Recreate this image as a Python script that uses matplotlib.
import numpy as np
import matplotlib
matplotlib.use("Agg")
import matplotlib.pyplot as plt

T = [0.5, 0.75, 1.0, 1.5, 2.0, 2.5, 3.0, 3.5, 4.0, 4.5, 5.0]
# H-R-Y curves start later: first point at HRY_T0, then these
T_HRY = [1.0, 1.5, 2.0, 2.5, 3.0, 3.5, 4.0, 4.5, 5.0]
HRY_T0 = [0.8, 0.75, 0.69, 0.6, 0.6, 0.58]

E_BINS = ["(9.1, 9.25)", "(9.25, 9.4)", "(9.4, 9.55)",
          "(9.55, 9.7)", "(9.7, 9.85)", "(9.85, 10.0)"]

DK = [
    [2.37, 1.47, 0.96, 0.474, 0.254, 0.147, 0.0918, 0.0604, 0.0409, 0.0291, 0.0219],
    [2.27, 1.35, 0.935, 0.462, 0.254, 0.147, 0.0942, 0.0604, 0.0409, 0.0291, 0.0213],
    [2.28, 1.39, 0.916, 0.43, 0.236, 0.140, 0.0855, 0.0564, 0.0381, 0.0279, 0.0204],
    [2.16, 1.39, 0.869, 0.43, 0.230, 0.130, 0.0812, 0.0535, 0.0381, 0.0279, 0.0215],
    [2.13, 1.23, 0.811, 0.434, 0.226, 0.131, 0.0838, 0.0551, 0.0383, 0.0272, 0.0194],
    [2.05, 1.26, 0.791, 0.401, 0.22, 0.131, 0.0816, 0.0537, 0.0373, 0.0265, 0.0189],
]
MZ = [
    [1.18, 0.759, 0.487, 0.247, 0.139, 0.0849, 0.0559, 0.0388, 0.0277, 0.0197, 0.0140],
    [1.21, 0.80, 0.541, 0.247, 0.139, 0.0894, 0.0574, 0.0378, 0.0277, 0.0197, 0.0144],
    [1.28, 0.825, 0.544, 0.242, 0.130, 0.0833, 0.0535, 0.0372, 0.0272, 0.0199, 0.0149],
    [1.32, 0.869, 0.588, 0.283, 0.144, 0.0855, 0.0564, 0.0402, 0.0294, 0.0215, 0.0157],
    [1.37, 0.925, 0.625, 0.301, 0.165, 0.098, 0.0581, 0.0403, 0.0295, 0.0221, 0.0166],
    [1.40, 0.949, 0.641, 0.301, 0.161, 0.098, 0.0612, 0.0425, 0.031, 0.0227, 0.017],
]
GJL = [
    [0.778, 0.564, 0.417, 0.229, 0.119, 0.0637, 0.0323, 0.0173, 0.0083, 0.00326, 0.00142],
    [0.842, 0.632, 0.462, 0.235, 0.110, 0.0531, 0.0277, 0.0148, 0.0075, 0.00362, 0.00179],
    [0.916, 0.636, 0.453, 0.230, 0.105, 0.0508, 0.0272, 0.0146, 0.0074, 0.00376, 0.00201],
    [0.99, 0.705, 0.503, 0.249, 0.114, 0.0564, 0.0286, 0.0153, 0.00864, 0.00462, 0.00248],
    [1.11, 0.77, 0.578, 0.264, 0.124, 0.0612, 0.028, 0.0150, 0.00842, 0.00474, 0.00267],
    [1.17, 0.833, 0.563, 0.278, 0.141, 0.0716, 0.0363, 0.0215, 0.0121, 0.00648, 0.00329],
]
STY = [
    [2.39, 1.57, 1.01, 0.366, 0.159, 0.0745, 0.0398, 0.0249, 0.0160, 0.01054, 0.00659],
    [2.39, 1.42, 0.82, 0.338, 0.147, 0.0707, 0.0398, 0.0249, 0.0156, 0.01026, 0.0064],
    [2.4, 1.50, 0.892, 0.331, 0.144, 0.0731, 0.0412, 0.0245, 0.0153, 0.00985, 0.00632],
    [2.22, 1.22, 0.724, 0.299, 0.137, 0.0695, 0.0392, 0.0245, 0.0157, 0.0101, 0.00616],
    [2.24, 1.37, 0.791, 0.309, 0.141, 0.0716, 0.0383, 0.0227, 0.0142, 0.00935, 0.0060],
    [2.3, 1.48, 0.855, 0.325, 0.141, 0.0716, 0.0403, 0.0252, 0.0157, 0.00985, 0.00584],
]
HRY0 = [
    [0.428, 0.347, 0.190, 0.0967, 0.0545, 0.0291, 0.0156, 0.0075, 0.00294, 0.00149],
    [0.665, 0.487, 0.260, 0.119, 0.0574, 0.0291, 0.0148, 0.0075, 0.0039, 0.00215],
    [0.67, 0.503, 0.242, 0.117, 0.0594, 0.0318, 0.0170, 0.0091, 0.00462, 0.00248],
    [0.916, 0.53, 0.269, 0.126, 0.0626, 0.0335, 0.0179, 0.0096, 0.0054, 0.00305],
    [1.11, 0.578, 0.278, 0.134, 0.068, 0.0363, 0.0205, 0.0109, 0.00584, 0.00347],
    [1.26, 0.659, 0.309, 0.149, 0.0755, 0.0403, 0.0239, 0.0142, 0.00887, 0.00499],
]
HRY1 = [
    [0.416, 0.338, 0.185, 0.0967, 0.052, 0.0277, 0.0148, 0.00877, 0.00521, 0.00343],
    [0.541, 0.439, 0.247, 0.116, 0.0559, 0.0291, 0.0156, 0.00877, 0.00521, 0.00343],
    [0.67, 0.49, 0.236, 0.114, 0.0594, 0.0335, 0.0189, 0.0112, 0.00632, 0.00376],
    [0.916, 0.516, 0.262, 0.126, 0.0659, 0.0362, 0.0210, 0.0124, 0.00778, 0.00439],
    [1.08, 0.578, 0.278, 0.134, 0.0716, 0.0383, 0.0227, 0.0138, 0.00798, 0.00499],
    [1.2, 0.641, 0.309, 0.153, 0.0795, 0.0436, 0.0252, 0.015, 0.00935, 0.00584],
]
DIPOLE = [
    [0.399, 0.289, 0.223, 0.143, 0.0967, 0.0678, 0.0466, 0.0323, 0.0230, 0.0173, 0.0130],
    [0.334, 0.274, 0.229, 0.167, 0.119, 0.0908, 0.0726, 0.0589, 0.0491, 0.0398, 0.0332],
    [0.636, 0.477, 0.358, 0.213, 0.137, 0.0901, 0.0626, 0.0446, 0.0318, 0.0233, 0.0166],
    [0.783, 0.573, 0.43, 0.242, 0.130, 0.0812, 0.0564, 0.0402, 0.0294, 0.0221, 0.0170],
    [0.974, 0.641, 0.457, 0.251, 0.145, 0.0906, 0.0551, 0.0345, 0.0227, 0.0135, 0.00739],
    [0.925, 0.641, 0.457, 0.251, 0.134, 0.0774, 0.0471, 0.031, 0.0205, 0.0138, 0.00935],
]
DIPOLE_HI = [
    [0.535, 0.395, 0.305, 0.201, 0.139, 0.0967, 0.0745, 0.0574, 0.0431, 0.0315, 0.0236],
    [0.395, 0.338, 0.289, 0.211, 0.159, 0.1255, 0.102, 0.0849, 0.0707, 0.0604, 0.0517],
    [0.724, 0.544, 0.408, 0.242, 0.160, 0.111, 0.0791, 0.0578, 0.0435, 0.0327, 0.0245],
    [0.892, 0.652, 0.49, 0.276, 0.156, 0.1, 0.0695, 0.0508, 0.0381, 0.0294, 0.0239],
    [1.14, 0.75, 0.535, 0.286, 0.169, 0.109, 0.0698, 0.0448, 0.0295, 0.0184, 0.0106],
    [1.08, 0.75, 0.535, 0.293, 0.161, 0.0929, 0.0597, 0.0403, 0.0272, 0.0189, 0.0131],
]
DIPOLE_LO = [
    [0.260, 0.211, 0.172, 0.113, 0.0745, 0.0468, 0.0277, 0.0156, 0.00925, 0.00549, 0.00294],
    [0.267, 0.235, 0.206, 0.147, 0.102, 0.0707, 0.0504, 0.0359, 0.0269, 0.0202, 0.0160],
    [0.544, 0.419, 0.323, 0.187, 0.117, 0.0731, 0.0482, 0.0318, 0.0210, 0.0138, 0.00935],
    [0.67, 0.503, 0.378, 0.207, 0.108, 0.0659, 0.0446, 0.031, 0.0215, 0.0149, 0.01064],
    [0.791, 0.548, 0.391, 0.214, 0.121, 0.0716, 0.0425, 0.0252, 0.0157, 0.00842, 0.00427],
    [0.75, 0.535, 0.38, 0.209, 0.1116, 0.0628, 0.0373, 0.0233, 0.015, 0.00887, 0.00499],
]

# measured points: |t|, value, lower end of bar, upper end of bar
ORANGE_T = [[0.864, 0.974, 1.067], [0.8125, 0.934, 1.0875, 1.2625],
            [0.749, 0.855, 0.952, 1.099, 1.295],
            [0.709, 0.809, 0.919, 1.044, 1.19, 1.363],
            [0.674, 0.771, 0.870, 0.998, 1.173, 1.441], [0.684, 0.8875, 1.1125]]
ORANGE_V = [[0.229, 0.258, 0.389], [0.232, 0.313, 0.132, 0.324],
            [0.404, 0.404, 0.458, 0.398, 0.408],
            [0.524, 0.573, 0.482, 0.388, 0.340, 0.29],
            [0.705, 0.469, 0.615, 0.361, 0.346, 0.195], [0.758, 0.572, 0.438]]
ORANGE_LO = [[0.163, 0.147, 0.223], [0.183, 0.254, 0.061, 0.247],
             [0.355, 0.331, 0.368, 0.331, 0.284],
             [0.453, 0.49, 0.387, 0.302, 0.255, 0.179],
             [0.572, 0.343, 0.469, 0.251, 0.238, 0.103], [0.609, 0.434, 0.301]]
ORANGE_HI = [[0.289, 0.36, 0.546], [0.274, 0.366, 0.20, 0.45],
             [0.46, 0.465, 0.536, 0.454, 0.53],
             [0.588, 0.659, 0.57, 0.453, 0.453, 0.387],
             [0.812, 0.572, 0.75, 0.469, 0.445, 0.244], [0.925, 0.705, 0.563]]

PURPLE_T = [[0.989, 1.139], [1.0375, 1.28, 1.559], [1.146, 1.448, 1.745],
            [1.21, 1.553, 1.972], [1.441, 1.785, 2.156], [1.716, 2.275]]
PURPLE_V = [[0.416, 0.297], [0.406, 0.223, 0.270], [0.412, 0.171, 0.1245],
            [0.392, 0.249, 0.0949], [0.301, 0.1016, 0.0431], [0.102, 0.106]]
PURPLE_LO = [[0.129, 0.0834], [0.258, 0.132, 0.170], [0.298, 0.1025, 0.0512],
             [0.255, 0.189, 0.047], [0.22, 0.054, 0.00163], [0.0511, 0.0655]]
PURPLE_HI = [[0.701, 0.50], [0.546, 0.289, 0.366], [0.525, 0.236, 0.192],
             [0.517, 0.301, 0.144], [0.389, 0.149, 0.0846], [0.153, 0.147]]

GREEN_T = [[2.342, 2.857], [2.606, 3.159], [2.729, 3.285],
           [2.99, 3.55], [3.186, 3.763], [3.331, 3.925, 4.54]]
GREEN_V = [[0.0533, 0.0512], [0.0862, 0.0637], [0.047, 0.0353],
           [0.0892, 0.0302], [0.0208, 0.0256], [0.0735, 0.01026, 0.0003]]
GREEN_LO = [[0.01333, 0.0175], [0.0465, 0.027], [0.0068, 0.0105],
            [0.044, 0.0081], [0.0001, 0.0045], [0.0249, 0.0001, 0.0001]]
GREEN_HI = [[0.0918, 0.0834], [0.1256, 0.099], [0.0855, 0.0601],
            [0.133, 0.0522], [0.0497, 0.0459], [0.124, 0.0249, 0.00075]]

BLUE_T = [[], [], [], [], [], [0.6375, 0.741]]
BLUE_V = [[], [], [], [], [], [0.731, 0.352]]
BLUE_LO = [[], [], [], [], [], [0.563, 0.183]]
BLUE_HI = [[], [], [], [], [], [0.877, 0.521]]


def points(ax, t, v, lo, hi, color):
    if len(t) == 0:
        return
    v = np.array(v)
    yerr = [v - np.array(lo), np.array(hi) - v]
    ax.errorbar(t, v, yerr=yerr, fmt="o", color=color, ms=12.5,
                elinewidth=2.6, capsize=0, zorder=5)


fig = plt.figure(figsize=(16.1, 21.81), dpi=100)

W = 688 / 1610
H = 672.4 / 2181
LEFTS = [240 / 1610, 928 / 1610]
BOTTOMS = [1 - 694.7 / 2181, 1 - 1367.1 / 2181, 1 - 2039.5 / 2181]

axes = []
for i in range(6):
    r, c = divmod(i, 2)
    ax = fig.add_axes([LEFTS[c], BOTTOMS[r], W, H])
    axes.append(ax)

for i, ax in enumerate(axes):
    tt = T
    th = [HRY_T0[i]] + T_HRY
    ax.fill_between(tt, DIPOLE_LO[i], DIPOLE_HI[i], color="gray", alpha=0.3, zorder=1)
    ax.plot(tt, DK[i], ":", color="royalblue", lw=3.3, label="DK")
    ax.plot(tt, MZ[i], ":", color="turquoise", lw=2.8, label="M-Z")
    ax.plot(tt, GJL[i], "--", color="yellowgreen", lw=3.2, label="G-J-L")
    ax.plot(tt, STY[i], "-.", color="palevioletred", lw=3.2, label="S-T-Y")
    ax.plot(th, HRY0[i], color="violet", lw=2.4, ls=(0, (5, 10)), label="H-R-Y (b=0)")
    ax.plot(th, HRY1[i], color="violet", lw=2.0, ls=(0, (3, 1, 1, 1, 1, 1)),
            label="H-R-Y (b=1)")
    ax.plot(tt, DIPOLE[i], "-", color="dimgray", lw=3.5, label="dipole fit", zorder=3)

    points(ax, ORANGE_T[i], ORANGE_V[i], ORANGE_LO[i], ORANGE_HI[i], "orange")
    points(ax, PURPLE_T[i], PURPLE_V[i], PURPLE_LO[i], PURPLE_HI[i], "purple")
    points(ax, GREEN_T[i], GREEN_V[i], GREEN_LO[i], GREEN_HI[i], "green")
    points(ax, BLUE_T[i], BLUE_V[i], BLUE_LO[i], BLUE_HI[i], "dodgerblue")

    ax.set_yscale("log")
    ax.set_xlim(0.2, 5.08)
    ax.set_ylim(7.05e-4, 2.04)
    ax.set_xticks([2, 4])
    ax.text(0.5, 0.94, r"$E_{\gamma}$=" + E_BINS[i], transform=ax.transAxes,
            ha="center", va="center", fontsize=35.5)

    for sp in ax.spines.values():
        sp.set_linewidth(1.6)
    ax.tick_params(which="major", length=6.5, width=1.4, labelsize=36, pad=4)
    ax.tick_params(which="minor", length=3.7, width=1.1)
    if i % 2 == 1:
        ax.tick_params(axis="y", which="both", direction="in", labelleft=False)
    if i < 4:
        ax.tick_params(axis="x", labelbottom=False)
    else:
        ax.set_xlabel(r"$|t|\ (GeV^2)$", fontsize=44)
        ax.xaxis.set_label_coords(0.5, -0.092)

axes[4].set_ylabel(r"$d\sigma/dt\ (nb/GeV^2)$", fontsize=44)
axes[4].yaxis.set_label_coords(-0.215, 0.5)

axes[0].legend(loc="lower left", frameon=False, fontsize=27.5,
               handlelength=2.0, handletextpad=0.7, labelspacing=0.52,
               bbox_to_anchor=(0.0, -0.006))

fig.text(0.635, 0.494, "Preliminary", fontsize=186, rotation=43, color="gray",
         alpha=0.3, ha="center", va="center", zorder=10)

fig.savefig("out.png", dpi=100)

* _Required work_: Reproduce only the lines from the top of the material through the one bearing "import matplotlib.pyplot as plt", each exactly as it stands.

* _Solution for this task_:
Recreate this image as a Python script that uses matplotlib.
import numpy as np
import matplotlib
matplotlib.use("Agg")
import matplotlib.pyplot as plt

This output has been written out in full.